◆ SET EXERCISE
Nothing but the lines from the top of the data to the line holding "Y_TICKS = [0, 50, 100, 150, 200, 250]" should be printed, word for word and both ends included; leave the pictures out.

◆ DATA PROVIDED
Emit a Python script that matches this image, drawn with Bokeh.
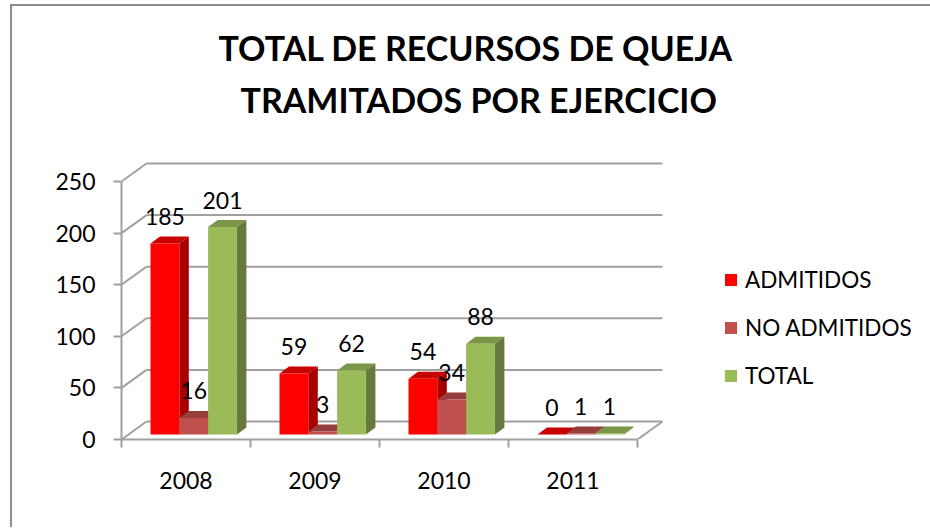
from bokeh.embed import file_html
from bokeh.resources import INLINE
from bokeh.plotting import figure
from bokeh.models import (ColumnDataSource, FixedTicker, Legend, LegendItem, Range1d, Title)
from bokeh.core.properties import value

TITLE_1 = "TOTAL DE RECURSOS DE QUEJA"
TITLE_2 = "TRAMITADOS POR EJERCICIO"
YEARS = ["2008", "2009", "2010", "2011"]
SERIES = ["ADMITIDOS", "NO ADMITIDOS", "TOTAL"]
ADMITIDOS = [185, 59, 54, 0]
NO_ADMITIDOS = [16, 3, 34, 1]
TOTAL = [201, 62, 88, 1]
Y_TICKS = [0, 50, 100, 150, 200, 250]

FRONT = ["#FF0000", "#C0504D", "#9BBB59"]
TOP = ["#C80000", "#963E3C", "#7B9648"]
SIDE = ["#A80000", "#8A3836", "#67793F"]
GRID = "#A0A0A0"
FONT = "Lato"

OX, OY = 12, 6            # page position of the canvas
AX_L, AX_B = 121, 439     # page position of the plot origin
PX_CAT, PX_VAL = 129.0, 1.032
FW, FH = 594, 314
WALL_DX, WALL_DY = 25 / PX_CAT, 18 / PX_VAL
BAR_DX, BAR_DY = 9.5 / PX_CAT, 7 / PX_VAL
BAR_W = 28.8 / PX_CAT
BAR_X0 = 29 / PX_CAT
BASE = 5 / PX_VAL

p = figure(width=930 - OX, height=529 - OY, frame_width=FW, frame_height=FH,
           x_range=Range1d(0, FW / PX_CAT), y_range=Range1d(0, FH / PX_VAL),
           output_backend="svg", toolbar_location=None,
           min_border_left=AX_L - OX, min_border_top=AX_B - FH - OY,
           min_border_bottom=529 - AX_B - 2, min_border_right=930 - AX_L - FW,
           margin=(4, 0, 0, 10),
           styles={"border-left": "2px solid #8C8C8C", "border-top": "2px solid #8C8C8C"})
p.grid.visible = False
p.outline_line_color = None
p.background_fill_color = "white"

# chart walls
n = len(YEARS)
p.segment([0] * 6, Y_TICKS, [WALL_DX] * 6, [v + WALL_DY for v in Y_TICKS], line_color=GRID, line_width=2)
p.segment([WALL_DX] * 6, [v + WALL_DY for v in Y_TICKS], [n + WALL_DX] * 6, [v + WALL_DY for v in Y_TICKS],
          line_color=GRID, line_width=2)
p.segment([n], [0], [n + WALL_DX], [WALL_DY], line_color=GRID, line_width=2)

# 3-D bars
legend_items = []
for k, vals in enumerate([ADMITIDOS, NO_ADMITIDOS, TOTAL]):
    x0 = [i + BAR_X0 + k * BAR_W for i in range(n)]
    x1 = [x + BAR_W for x in x0]
    y0 = [BASE] * n
    y1 = [v + BASE for v in vals]
    p.patches([[a, b, b + BAR_DX, a + BAR_DX] for a, b in zip(x0, x1)],
              [[t, t, t + BAR_DY, t + BAR_DY] for t in y1], fill_color=TOP[k], line_color=None)
    p.patches([[b, b + BAR_DX, b + BAR_DX, b] for b in x1],
              [[BASE, BASE + BAR_DY, t + BAR_DY, t] for t in y1], fill_color=SIDE[k], line_color=None)
    r = p.quad(left=x0, right=x1, bottom=y0, top=y1, fill_color=FRONT[k], line_color=None)
    legend_items.append(LegendItem(label=SERIES[k], renderers=[r]))

# data labels
for k, vals in enumerate([ADMITIDOS, NO_ADMITIDOS, TOTAL]):
    src = ColumnDataSource(dict(
        x=[i + BAR_X0 + (k + 0.5) * BAR_W for i in range(n)],
        y=[v + BASE for v in vals],
        t=[str(v) for v in vals]))
    p.text("x", "y", text="t", source=src, text_font=value(FONT), text_font_size="23px", text_color="black",
           text_align="center", text_baseline="middle", y_offset=-27)

# axes
ax = p.xaxis[0]
ax.bounds = (0, n)
ax.ticker = FixedTicker(ticks=[i + 0.5 for i in range(n)], minor_ticks=list(range(n + 1)))
ax.major_label_overrides = {i + 0.5: y for i, y in enumerate(YEARS)}
ax.major_tick_line_color = None
ax.minor_tick_line_color = GRID
ax.minor_tick_line_width = 2
ax.minor_tick_out = 8
ax.minor_tick_in = 0
ax.axis_line_color = GRID
ax.axis_line_width = 2
ax.major_label_standoff = 24
ax.major_label_text_font = FONT
ax.major_label_text_font_size = "23px"
ax.major_label_text_color = "black"

ay = p.yaxis[0]
ay.bounds = (0, 250)
ay.ticker = FixedTicker(ticks=Y_TICKS)
ay.major_tick_line_color = GRID
ay.major_tick_line_width = 2
ay.major_tick_out = 8
ay.major_tick_in = 0
ay.minor_tick_line_color = None
ay.axis_line_color = GRID
ay.axis_line_width = 2
ay.major_label_standoff = 18
ay.major_label_text_font = FONT
ay.major_label_text_font_size = "23px"
ay.major_label_text_color = "black"

legend = Legend(items=legend_items, glyph_width=15, glyph_height=15, label_standoff=7, spacing=21,
                label_text_font=FONT, label_text_font_size="22.5px", label_text_color="black",
                border_line_color=None, background_fill_alpha=0, margin=0, padding=10,
                label_height=24, location=(8, 50))
p.add_layout(legend, "right")

p.title = Title(text=TITLE_1, text_font=FONT, text_font_size="34px", text_font_style="bold",
                text_color="black", align="left", offset=97, standoff=5)
p.add_layout(Title(text=TITLE_2, text_font=FONT, text_font_size="34px", text_font_style="bold",
                   text_color="black", align="left", offset=119, standoff=12), "above")

open("out.html", "w").write(file_html(p, INLINE))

◆ SOLVED PROBLEM
Emit a Python script that matches this image, drawn with Bokeh.
from bokeh.embed import file_html
from bokeh.resources import INLINE
from bokeh.plotting import figure
from bokeh.models import (ColumnDataSource, FixedTicker, Legend, LegendItem, Range1d, Title)
from bokeh.core.properties import value

TITLE_1 = "TOTAL DE RECURSOS DE QUEJA"
TITLE_2 = "TRAMITADOS POR EJERCICIO"
YEARS = ["2008", "2009", "2010", "2011"]
SERIES = ["ADMITIDOS", "NO ADMITIDOS", "TOTAL"]
ADMITIDOS = [185, 59, 54, 0]
NO_ADMITIDOS = [16, 3, 34, 1]
TOTAL = [201, 62, 88, 1]
Y_TICKS = [0, 50, 100, 150, 200, 250]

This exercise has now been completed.